27/08/2010
With unvested equity taxed at cessation of employment and share options taxed on vesting rather than exercise, more companies are implementing share unit and share appreciation rights plans.
However, while there has been a trend to these pay vehicles since new share scheme taxation was introduced in 2009, there remained some uncertainty as to their tax treatment. The ATO has now clarified the Fringe Benefits Tax status of such interests.
The ATO has confirmed that ‘indeterminate rights’ granted under an employee share scheme are not fringe benefits.
On the facts considered in ATO Interpretative Decision 2010/142 (see HERE) employees were granted rights to acquire:
· Either shares in the company or cash, to be determined at a future time at the discretion of the company; or
· A number of company shares, where that number cannot be determined at the time of grant but will be determined at a future time.
At grant it is unclear whether the rights are excluded from the definition of ‘fringe benefit’ (under paragraphs (f) or (h) of sub-section 136(1) of the Fringe Benefits Tax Assessment Act 1986 (FBTAA)), because at that time the rights acquired by the employee are not ‘ESS interests’ for the purposes of Division 83A of the Income Tax Assessment Act 1997 (ITAA) and, if they are rights to shares or cash, it is also unclear if the employee will ultimately receive cash that would on payment be considered salary or wages.

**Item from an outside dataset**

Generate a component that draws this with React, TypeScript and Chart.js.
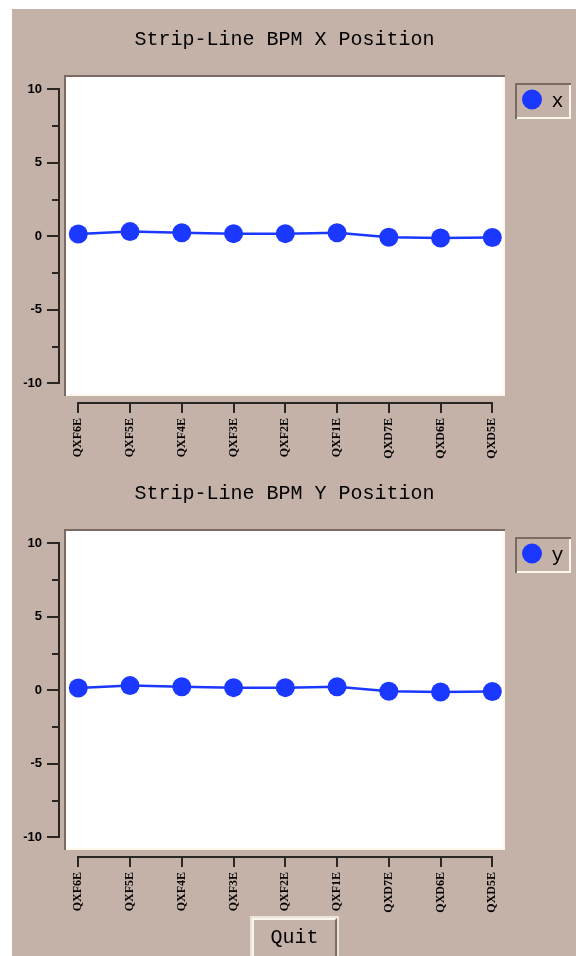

Where they are ultimately settled with shares instead of cash (or when the number of shares the employee is entitled to receive is determined), the indeterminate rights will be treated as if they had always been ESS interests (under section 83A-340 of the ITAA) and will thus be excluded from the definition of ‘fringe benefits’ by para 136(1)(h) of the FBTAA.
Alternatively, where an employee’s indeterminate rights are ultimately settled with cash instead of shares, the granting of the rights will be viewed not as a separate benefit but as one in a series of steps in the payment of salary or wages, and thus excluded from the definition of ‘fringe benefit’ by para 136(1)(f) of the FBTAA.